# Task details
Exclude pictures. Extract exactly the lines from the one that contains "Reproduce this diagram with TikZ." down to the one that contains "plus 1em minus", both included.

Saved entries:
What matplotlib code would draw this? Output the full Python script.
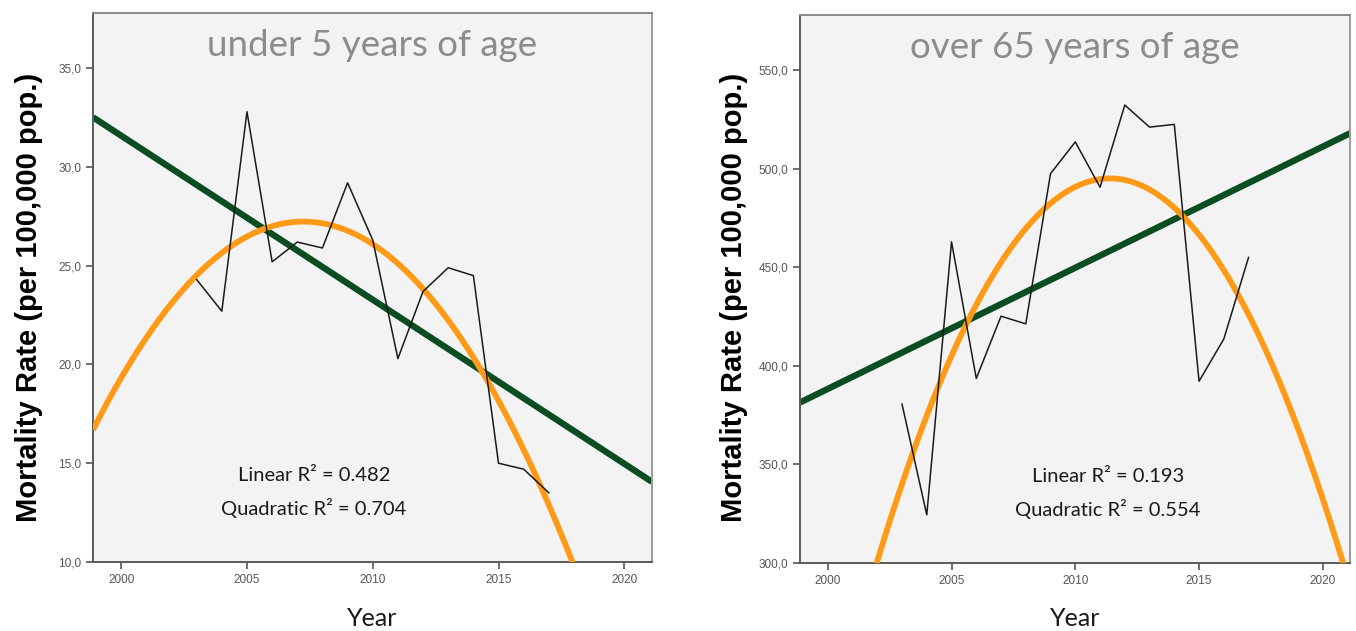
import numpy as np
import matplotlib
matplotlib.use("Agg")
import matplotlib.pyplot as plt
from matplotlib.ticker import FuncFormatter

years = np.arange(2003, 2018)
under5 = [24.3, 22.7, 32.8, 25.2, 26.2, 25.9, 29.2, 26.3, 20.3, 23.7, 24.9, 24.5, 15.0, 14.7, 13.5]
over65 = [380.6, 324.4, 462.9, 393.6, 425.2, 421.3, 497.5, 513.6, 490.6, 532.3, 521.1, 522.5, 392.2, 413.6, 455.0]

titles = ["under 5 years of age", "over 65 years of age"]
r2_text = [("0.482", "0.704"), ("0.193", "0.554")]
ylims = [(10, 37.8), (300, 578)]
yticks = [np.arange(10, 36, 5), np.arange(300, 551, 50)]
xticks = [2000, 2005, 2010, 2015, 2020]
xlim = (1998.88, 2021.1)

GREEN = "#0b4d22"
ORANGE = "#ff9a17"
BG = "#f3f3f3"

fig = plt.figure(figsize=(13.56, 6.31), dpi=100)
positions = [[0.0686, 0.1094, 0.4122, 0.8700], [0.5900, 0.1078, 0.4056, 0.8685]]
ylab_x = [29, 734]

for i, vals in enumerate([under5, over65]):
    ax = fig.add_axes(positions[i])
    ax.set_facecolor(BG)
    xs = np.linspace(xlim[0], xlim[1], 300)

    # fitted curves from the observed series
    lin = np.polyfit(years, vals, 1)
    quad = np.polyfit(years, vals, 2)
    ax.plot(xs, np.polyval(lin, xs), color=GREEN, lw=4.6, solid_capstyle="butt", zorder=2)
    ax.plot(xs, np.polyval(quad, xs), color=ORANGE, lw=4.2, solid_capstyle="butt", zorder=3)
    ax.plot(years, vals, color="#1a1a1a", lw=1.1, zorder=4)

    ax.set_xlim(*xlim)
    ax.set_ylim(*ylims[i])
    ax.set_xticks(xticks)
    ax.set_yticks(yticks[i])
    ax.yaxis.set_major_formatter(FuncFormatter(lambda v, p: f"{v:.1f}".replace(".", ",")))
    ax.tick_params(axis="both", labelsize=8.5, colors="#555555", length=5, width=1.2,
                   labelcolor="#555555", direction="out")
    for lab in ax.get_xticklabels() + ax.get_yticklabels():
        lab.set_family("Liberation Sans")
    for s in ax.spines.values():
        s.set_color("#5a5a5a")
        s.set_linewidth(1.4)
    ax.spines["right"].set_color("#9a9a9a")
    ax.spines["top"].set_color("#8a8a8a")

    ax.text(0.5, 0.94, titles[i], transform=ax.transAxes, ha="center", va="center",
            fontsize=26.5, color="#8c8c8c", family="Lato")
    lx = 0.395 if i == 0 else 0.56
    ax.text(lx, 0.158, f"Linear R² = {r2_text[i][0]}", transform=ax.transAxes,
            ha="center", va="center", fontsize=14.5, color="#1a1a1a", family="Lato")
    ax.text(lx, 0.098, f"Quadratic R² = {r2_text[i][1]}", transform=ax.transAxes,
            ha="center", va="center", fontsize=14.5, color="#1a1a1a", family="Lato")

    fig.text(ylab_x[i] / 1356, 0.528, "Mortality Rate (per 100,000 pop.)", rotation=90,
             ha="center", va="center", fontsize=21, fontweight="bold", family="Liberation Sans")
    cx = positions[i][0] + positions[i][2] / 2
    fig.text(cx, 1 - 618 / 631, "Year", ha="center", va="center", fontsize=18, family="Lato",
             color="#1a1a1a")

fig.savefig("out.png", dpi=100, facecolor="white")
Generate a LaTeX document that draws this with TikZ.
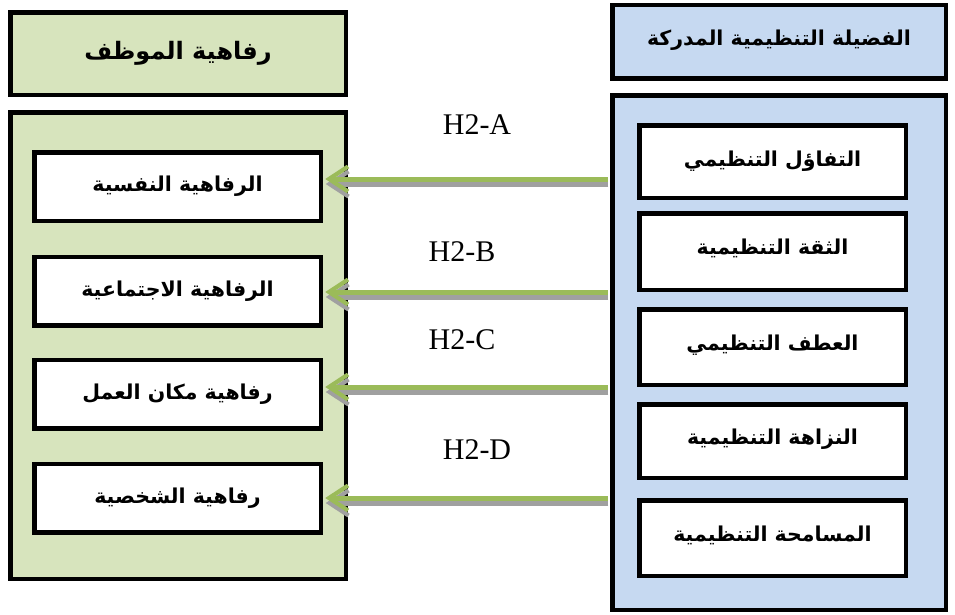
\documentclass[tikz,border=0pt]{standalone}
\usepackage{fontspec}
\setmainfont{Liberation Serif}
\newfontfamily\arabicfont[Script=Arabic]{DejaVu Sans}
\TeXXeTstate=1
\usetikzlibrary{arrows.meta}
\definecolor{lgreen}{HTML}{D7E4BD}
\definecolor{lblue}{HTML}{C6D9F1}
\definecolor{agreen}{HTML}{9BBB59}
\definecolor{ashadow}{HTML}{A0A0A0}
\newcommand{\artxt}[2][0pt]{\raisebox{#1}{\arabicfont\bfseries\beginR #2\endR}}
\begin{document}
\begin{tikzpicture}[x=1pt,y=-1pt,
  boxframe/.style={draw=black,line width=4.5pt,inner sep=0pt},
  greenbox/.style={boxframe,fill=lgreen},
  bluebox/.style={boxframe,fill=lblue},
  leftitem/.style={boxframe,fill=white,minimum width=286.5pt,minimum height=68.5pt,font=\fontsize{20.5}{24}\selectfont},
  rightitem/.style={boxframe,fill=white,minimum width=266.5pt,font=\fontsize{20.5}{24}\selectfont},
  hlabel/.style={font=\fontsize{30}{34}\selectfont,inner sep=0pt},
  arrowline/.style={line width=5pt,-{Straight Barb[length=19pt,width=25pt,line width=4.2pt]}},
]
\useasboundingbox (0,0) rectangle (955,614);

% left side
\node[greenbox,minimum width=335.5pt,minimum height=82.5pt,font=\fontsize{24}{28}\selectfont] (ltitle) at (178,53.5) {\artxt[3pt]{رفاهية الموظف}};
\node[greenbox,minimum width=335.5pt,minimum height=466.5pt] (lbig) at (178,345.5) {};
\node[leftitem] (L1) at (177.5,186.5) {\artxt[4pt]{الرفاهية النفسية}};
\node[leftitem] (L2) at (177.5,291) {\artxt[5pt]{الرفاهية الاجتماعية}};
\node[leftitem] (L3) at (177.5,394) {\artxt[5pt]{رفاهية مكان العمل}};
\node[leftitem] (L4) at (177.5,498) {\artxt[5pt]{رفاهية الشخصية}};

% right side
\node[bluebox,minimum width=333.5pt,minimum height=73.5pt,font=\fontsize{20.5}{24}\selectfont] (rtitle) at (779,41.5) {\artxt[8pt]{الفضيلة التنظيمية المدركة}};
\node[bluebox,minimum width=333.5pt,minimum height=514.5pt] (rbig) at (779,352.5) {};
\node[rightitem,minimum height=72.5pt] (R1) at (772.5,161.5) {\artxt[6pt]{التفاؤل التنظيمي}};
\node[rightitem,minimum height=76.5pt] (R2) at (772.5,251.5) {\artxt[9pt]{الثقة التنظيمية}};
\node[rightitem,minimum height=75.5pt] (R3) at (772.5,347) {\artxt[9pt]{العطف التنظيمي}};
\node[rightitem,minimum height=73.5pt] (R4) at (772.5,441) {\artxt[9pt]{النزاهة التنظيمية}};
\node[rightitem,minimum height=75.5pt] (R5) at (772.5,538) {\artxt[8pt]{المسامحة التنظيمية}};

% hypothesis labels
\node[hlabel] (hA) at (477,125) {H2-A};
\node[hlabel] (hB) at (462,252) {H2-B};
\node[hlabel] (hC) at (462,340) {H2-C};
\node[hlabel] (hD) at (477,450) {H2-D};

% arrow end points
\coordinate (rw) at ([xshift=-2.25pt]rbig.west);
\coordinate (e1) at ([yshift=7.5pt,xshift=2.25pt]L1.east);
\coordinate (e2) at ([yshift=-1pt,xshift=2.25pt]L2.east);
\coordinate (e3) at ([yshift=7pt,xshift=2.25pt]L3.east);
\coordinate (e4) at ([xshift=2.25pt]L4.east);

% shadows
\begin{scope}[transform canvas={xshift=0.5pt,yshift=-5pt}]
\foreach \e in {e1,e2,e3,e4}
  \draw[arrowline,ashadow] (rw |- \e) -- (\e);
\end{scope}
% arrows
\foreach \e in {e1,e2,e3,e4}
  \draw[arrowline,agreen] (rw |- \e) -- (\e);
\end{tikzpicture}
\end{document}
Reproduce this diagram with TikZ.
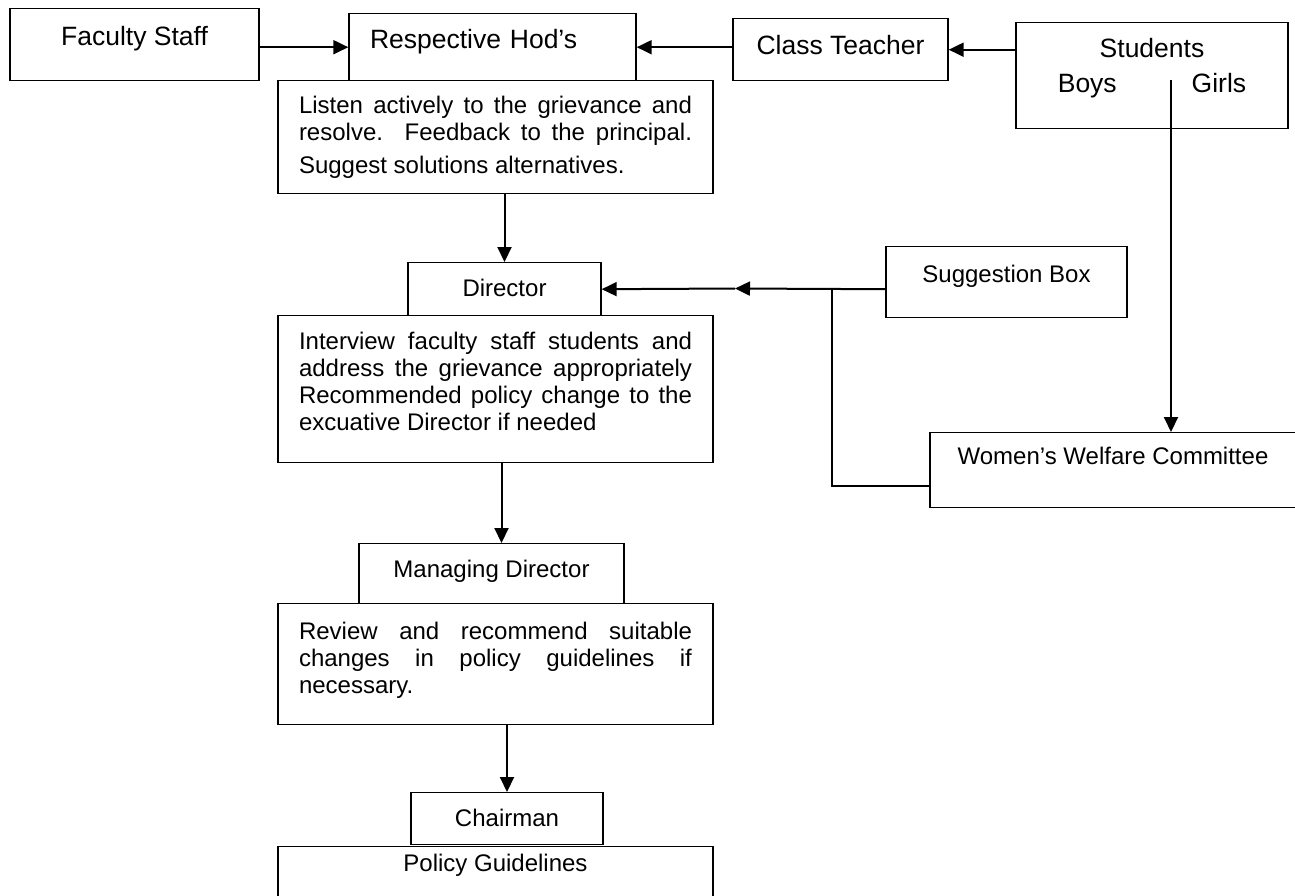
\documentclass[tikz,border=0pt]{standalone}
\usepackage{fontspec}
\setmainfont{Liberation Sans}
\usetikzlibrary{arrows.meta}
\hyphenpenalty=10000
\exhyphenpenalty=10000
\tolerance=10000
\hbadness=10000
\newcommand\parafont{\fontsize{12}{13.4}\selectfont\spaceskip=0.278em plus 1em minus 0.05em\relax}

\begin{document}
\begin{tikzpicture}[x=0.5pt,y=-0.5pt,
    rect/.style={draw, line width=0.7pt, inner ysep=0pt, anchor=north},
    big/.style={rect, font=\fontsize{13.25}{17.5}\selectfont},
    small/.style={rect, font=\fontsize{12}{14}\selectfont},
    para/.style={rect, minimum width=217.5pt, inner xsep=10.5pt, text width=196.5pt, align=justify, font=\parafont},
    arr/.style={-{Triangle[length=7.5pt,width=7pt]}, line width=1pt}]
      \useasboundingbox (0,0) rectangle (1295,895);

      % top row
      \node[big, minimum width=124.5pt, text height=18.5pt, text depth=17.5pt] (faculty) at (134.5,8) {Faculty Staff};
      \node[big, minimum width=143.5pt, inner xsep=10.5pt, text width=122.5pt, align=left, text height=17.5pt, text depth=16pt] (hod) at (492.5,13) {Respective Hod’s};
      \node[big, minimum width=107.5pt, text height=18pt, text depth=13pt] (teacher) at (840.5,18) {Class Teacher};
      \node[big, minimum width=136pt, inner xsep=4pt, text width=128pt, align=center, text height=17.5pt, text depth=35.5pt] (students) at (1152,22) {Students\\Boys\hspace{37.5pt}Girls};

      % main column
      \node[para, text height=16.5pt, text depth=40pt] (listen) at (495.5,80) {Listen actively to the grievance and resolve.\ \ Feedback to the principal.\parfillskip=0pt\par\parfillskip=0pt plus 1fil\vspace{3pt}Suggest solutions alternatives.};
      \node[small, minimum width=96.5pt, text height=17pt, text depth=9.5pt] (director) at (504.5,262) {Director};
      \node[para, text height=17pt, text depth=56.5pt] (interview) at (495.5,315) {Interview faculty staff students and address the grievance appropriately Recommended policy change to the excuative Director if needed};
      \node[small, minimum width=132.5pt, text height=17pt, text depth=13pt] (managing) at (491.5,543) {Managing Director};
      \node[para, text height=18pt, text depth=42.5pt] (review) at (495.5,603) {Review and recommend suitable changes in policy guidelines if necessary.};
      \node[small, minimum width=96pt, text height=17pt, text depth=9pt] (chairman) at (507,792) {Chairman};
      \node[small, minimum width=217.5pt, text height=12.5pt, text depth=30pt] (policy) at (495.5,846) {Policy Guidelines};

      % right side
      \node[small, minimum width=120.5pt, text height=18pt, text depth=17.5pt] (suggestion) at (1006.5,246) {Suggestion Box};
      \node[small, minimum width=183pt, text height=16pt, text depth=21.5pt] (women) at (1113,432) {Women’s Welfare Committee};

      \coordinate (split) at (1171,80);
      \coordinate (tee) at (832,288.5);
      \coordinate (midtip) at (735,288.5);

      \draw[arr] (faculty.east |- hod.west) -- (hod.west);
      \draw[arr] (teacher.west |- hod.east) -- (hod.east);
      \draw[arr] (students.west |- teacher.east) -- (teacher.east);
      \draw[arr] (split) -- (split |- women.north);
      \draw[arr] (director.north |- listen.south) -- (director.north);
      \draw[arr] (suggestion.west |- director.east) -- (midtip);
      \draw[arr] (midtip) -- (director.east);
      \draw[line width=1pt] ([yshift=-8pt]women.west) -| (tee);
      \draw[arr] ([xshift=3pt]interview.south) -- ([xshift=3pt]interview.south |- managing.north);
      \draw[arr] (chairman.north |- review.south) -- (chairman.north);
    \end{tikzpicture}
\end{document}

# Exercise solution
Reproduce this diagram with TikZ.
\documentclass[tikz,border=0pt]{standalone}
\usepackage{fontspec}
\setmainfont{Liberation Sans}
\usetikzlibrary{arrows.meta}
\hyphenpenalty=10000
\exhyphenpenalty=10000
\tolerance=10000
\hbadness=10000
\newcommand\parafont{\fontsize{12}{13.4}\selectfont\spaceskip=0.278em plus 1em minus 0.05em\relax}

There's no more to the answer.